Heracles, hero of Greece, dedicates all his feats to the goddess Hera. If only he knew that his very face is an insult to her...as he is yet another child that Hera’s dipshit husband, Zeus, had out of wedlock.
“Auntie Hera” loathes every minute of Heracles’ devotion, until she snaps and causes an unspeakably tragic accident: the death of Heracles' children. Plunged into grief and desperate for revenge, Heracles is determined to find the god that did this.
Wracked with guilt and desperate to save face, Hera distracts Heracles with monster-slaying quests, only to find that he is too traumatized to enact more violence. Instead, Heracles cares for the Nemean lion, bonds with the Lernaean hydra, and heeds the Ceryneian hind.

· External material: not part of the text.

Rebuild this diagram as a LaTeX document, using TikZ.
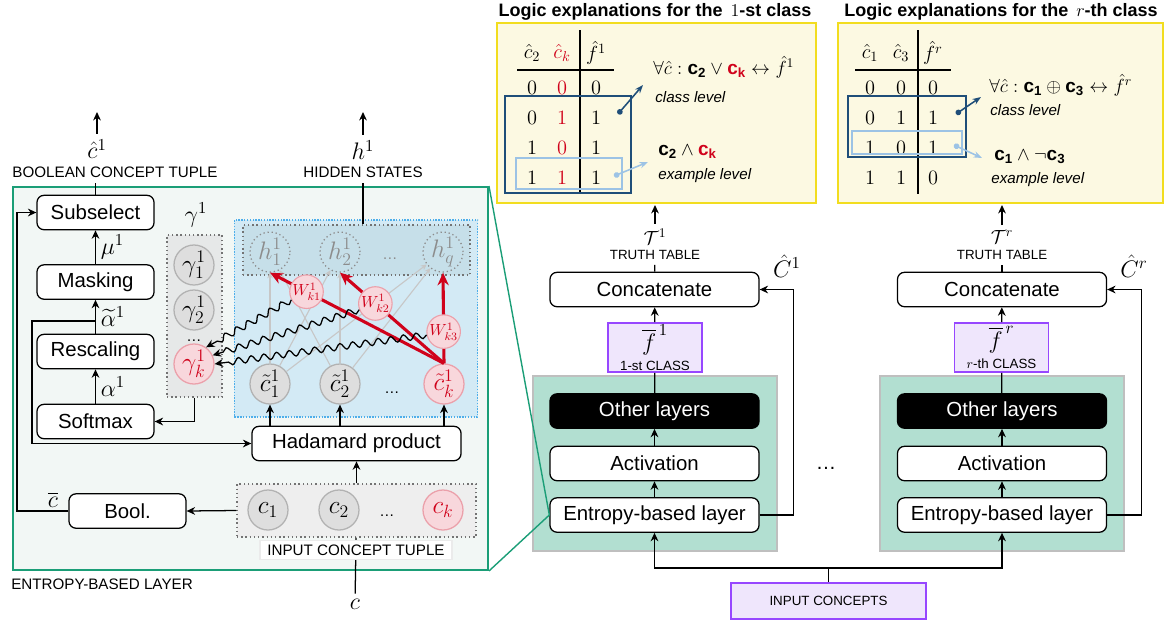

Each challenge adds a new monster to Heracles' newfound family. A family that just might lay siege to Mount Olympos.
PUBLISHERS WEEKLY
Nebula Award winner Wiswell (Someone You Can Build a Nest In) puts a fresh spin on the labors of Hercules in this inventive and irreverent novel. Hera is fed up with her husband Zeus's infidelity, the latest reminder of which is his new half-mortal son, Heracles. Down in the mortal realm, however, Heracles grows up worshipping Hera, affectionately referring to her as Auntie. There comes a day when Hera just can't take "hear that little shit praying" anymore and, in a fit of rage, she accidentally causes the deaths of Heracles's children. Bereft and traumatized, Heracles begs Hera to tell him which god is responsible for the tragedy. Desperate to escape the consequences of her actions, Hera promises to reveal the culprit only after Heracles has bested a series of monsters. In no mood for more violence, however, Heracles ends up befriending the hydra, the Nemean lion, and others, amassing enough monstrous allies that, when the truth inevitably comes to light, he may have the force to take on Olympus itself. Wiswell alternates between Hera's and Heracles's perspectives, painting distinctly modern portraits of both. The result is a Greek mythology retelling that stands out from the crowd through its sheer sense of fun.